■ **EXERCISE DESCRIPTION**:
Copy every line of the entries that includes the word "LaTeX".

■ **SOURCE DATA**:
====
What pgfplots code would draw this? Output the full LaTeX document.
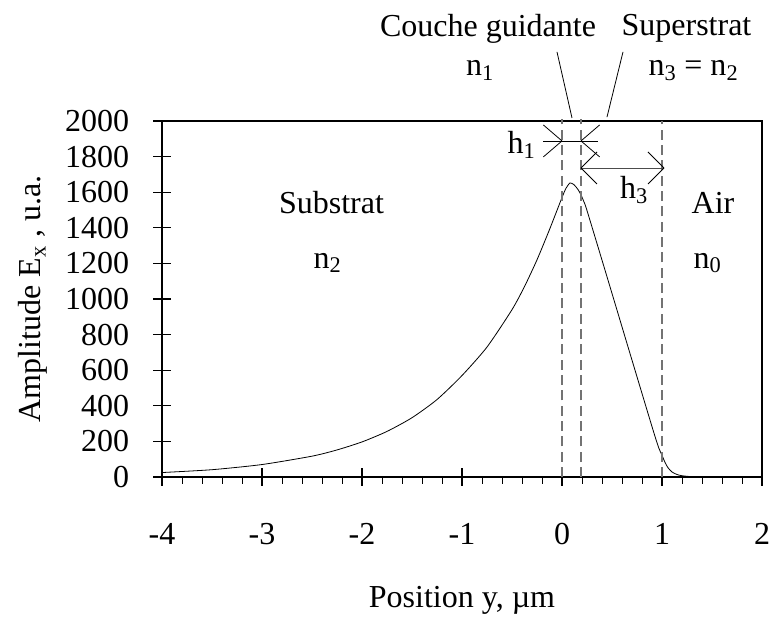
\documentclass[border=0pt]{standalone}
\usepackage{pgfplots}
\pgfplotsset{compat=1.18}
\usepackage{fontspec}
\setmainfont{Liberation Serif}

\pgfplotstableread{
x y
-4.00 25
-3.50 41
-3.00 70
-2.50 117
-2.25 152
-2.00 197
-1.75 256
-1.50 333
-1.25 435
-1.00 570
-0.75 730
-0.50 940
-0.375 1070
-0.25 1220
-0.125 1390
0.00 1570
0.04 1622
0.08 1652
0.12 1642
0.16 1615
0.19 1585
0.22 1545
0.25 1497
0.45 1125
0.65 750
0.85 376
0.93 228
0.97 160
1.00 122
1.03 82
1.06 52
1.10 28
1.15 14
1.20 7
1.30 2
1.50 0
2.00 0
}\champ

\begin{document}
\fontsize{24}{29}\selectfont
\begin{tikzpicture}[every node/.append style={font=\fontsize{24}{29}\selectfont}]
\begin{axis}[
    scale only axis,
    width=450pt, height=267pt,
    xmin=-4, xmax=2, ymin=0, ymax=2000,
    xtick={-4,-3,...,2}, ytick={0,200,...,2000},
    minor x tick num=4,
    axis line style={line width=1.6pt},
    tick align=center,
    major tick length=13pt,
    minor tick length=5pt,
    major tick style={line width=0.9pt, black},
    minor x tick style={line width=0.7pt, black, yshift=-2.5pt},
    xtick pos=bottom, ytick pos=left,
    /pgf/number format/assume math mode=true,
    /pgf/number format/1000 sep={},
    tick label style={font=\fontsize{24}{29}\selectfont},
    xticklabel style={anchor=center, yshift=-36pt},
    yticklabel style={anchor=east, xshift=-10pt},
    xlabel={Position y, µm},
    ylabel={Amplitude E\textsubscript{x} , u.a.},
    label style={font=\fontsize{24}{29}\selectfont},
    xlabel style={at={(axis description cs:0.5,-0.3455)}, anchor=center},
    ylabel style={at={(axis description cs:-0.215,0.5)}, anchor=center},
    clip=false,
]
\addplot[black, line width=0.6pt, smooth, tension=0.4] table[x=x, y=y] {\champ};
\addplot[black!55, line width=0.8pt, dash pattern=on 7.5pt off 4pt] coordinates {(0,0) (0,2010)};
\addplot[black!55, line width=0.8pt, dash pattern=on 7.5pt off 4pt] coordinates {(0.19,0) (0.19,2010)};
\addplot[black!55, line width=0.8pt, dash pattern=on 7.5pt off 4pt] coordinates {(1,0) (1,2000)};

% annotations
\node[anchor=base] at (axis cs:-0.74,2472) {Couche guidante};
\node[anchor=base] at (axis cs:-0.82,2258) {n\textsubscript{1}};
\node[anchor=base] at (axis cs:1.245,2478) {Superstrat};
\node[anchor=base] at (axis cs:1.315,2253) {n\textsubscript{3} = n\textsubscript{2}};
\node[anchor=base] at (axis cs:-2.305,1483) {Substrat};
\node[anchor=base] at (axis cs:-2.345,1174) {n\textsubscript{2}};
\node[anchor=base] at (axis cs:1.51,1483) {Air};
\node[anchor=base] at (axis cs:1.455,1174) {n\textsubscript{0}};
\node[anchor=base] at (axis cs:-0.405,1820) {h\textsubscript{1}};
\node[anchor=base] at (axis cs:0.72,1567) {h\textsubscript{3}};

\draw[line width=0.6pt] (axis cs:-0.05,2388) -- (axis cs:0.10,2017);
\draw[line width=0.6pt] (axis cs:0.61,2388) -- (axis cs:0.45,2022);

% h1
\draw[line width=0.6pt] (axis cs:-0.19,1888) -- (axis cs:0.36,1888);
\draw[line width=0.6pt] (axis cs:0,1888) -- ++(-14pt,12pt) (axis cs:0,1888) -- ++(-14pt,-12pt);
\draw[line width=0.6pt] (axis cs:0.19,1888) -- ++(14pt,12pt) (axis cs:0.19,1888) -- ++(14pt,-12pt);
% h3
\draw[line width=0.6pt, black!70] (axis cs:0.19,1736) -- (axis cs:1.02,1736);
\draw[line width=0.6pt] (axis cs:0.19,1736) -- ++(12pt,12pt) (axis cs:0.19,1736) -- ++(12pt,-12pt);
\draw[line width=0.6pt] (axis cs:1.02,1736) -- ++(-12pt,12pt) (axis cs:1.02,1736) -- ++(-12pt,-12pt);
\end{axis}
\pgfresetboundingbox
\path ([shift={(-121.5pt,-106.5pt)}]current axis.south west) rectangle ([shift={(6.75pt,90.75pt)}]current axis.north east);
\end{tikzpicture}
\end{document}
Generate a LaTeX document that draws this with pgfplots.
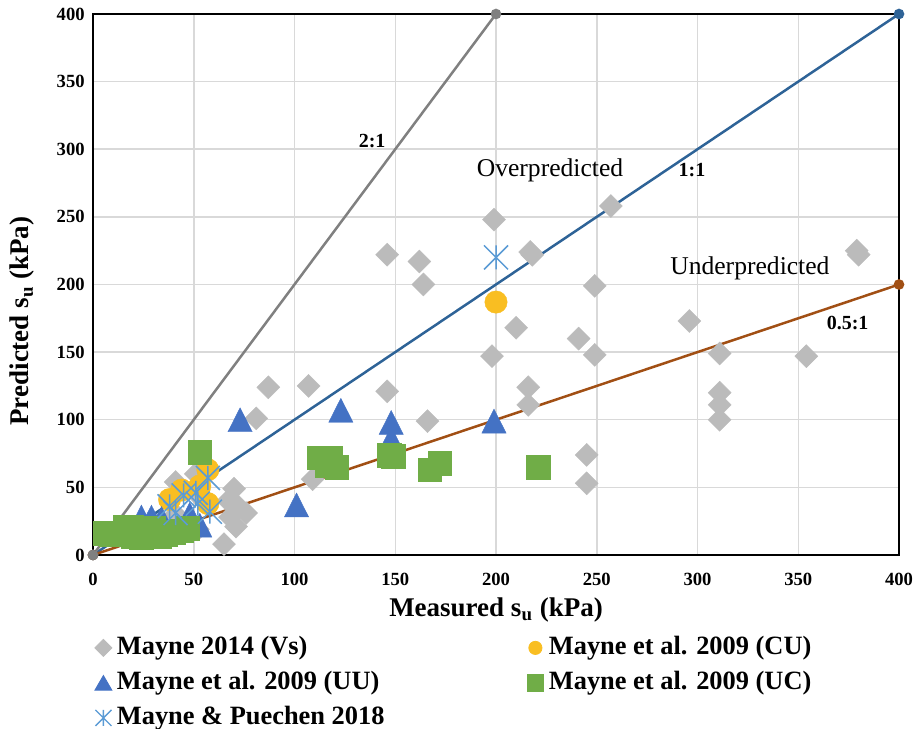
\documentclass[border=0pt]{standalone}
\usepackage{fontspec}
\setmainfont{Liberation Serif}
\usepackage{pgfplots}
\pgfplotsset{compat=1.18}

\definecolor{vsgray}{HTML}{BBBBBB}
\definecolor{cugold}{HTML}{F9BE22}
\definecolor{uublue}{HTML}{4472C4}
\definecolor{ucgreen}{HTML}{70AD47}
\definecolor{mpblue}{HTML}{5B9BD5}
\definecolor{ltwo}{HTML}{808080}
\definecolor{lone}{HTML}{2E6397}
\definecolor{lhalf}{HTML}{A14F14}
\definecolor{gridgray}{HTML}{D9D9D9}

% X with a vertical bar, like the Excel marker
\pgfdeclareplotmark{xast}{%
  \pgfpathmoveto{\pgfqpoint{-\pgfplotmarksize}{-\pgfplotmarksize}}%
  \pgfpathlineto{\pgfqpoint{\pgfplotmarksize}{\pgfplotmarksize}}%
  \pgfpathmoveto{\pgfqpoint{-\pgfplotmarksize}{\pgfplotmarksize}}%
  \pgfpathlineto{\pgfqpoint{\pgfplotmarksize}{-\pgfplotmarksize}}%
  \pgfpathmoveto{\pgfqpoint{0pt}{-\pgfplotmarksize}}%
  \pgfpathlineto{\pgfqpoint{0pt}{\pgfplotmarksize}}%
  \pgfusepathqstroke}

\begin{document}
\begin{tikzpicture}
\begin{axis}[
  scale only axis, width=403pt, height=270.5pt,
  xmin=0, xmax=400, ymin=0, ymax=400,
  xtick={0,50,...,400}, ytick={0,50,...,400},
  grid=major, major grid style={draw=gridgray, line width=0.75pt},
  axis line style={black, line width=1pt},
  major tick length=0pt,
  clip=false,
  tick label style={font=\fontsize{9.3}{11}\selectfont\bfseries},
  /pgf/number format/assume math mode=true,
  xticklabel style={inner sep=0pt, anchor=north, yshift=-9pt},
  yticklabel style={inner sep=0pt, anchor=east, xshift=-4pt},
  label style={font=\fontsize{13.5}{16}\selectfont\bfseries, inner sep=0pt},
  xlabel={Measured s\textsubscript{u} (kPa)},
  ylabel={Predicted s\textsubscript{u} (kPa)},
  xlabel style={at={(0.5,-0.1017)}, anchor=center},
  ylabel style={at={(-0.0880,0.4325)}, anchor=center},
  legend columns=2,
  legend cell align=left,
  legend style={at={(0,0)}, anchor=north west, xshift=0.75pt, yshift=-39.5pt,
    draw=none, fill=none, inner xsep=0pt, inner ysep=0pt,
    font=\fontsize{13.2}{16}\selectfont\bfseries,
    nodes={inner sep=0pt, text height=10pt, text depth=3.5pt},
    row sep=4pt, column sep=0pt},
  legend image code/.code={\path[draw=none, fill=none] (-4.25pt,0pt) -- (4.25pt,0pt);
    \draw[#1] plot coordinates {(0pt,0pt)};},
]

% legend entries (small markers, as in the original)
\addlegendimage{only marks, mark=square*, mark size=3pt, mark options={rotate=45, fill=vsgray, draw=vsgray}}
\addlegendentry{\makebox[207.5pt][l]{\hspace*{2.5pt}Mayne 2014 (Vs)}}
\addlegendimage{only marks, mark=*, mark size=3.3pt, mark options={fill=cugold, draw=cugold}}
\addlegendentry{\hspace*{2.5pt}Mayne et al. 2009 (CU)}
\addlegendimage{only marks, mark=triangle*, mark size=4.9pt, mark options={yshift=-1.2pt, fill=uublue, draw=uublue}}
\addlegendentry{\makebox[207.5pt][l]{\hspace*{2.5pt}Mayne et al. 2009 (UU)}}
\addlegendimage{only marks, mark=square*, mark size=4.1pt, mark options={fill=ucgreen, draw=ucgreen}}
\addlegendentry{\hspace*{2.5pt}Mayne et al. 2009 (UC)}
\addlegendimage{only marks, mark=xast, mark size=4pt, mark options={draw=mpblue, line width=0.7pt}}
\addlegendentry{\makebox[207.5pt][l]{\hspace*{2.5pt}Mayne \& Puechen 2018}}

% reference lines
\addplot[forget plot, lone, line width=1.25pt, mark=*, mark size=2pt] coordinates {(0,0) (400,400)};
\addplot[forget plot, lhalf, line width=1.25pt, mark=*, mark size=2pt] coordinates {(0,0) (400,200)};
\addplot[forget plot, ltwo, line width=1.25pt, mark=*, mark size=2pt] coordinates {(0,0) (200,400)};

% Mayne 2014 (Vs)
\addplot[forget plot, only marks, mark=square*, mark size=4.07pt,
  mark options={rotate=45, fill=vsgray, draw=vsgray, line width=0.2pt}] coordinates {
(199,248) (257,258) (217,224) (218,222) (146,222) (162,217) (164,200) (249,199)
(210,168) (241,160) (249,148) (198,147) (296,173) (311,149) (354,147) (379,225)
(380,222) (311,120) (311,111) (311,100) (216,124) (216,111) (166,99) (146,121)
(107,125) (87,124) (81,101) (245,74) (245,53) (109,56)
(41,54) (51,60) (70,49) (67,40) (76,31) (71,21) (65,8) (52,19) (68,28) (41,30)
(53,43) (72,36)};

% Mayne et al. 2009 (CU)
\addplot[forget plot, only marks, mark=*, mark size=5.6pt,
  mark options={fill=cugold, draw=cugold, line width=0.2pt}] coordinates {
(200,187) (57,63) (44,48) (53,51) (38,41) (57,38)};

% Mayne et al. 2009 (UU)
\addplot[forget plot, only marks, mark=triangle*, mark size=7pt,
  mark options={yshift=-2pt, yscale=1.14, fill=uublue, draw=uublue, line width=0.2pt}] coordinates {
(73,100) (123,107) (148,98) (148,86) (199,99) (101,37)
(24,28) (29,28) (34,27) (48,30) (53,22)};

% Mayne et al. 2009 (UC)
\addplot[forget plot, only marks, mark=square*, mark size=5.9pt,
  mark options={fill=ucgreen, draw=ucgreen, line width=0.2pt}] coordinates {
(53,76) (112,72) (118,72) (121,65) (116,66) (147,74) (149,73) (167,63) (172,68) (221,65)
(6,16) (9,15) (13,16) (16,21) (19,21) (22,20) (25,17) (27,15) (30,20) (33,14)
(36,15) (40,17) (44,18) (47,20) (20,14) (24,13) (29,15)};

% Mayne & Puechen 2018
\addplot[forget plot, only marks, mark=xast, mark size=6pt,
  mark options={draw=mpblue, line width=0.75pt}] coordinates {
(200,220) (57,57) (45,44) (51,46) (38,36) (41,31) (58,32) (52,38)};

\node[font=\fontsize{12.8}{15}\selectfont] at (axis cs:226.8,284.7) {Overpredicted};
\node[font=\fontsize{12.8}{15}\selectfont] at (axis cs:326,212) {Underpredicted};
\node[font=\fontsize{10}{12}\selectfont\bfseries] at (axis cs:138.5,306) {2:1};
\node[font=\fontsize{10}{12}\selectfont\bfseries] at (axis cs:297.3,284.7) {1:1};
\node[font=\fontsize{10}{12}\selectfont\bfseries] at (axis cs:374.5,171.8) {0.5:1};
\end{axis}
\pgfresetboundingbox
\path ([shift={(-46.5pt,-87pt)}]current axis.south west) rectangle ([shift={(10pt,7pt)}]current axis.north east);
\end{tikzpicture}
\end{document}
====
■ **SOLUTION TO THIS EXERCISE**:
What pgfplots code would draw this? Output the full LaTeX document.
Generate a LaTeX document that draws this with pgfplots.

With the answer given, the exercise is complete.